▸ **What you have to do**
Locate every line that holds the string "this" and copy it.

▸ **Some records**
☆ ☆ ☆

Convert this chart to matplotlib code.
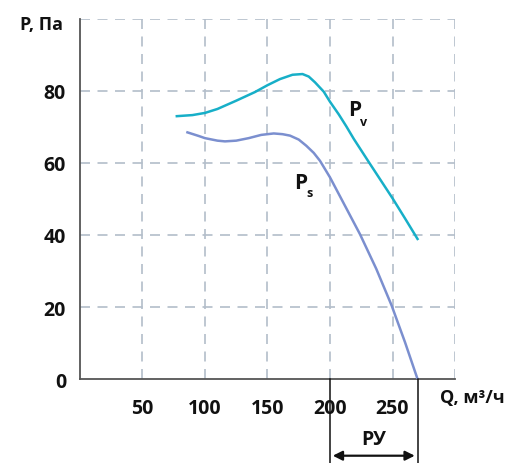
import matplotlib
matplotlib.use("Agg")
from matplotlib import pyplot as plt

pv_q = [77.5, 90, 100, 110, 125, 140, 150, 160, 170, 178, 183, 188, 195, 200, 207, 213, 219, 231.5, 250, 260, 270]
pv_p = [73.0, 73.3, 73.9, 75.0, 77.3, 79.7, 81.6, 83.3, 84.5, 84.7, 84.0, 82.4, 79.8, 77.0, 73.5, 70.2, 66.7, 60.0, 50.2, 44.6, 38.9]

ps_q = [86, 95, 100, 110, 116, 125, 135, 145, 155, 162, 168, 175, 181, 187, 192, 200, 212, 224, 237, 249.3, 260, 270]
ps_p = [68.5, 67.5, 66.9, 66.2, 66.0, 66.2, 66.9, 67.8, 68.2, 68.0, 67.6, 66.5, 64.8, 62.8, 60.6, 56.0, 48.1, 40.2, 30.6, 20.4, 10.2, 0.0]

x_ticks = [50, 100, 150, 200, 250]
y_ticks = [0, 20, 40, 60, 80]
grid_x = [50, 100, 150, 200, 250, 300]
grid_y = [20, 40, 60, 80, 100]
ry_range = [200, 270]

plt.rcParams['font.family'] = ['Open Sans', 'DejaVu Sans']
txt = '#111111'

fig = plt.figure(figsize=(5.09, 4.64), dpi=100)
ax = fig.add_axes([0.157, 0.181, 0.737, 0.776])
ax.set_xlim(0, 300)
ax.set_ylim(0, 100)

#dashed grid
for gx in grid_x:
    ax.axvline(gx, color='#B3BECA', lw=1.2, ls=(0, (6, 4.5)), zorder=1)
for gy in grid_y:
    ax.axhline(gy, color='#B3BECA', lw=1.2, ls=(0, (6, 4.5)), zorder=1)

ax.plot(pv_q, pv_p, color='#17AFC8', lw=1.8, zorder=3)
ax.plot(ps_q, ps_p, color='#7B8FCF', lw=1.8, zorder=3)

for s in ['top', 'right']:
    ax.spines[s].set_visible(False)
for s in ['left', 'bottom']:
    ax.spines[s].set_color('#555555')
    ax.spines[s].set_linewidth(1.3)

ax.set_xticks(x_ticks)
ax.set_yticks(y_ticks)
ax.tick_params(axis='x', length=0, pad=14, labelsize=14, labelcolor=txt)
ax.tick_params(axis='y', length=0, pad=10, labelsize=14, labelcolor=txt)
for lab in ax.get_xticklabels() + ax.get_yticklabels():
    lab.set_fontweight('bold')

ax.text(-13.6, 98.6, 'P, Па', ha='right', va='center', fontsize=13, fontweight='bold', color=txt, clip_on=False)
ax.text(288, -4.9, 'Q, м³/ч', ha='left', va='center', fontsize=13, fontweight='bold', color=txt, clip_on=False)

# curve labels
ax.text(220, 74.9, 'P', ha='center', va='center', fontsize=15, fontweight='bold', color=txt)
ax.text(227, 71.5, 'v', ha='center', va='center', fontsize=9, fontweight='bold', color=txt)
ax.text(176.4, 54.6, 'P', ha='center', va='center', fontsize=15, fontweight='bold', color=txt)
ax.text(183.6, 51.7, 's', ha='center', va='center', fontsize=9, fontweight='bold', color=txt)

# working range
for q in ry_range:
    ax.plot([q, q], [0, -23.5], color='#111111', lw=1.1, clip_on=False, zorder=4)
ax.annotate('', xy=(ry_range[0], -21.3), xytext=(ry_range[1], -21.3),
            arrowprops=dict(arrowstyle='<|-|>', color='#111111', lw=1.6, mutation_scale=14),
            annotation_clip=False)
ax.text(sum(ry_range) / 2, -16.7, 'РУ', ha='center', va='center', fontsize=14, fontweight='bold', color=txt, clip_on=False)

plt.savefig('out.png', dpi=100)
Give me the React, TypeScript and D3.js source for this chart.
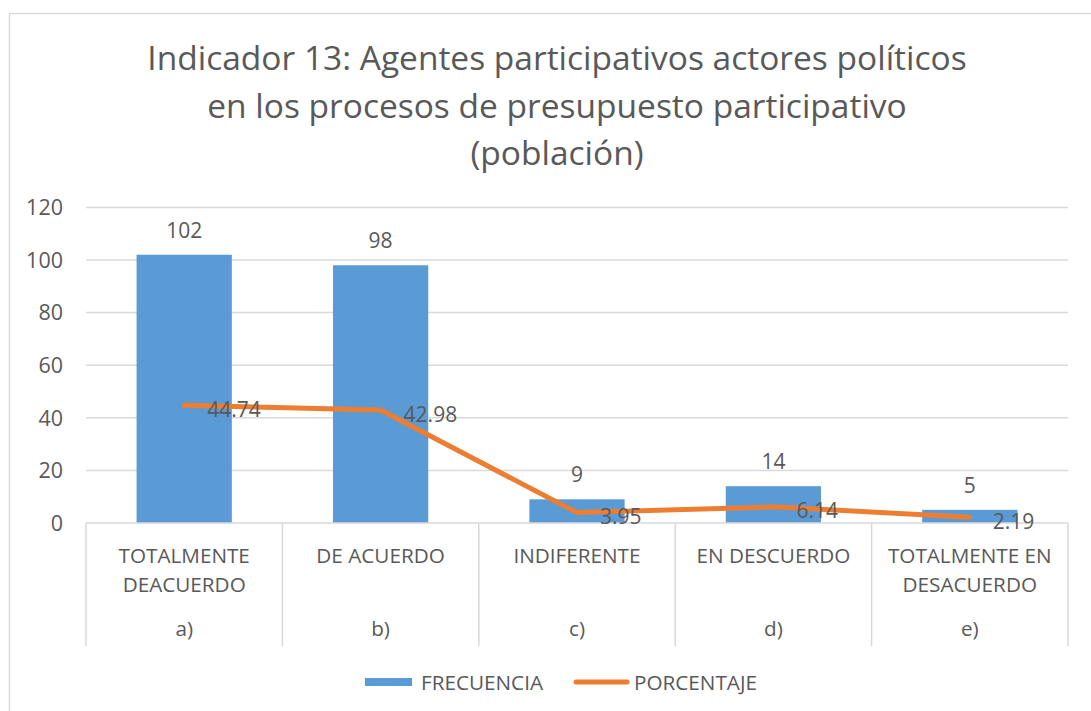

☆ ☆ ☆

▸ **Result of the task**
Convert this chart to matplotlib code.
Give me the React, TypeScript and D3.js source for this chart.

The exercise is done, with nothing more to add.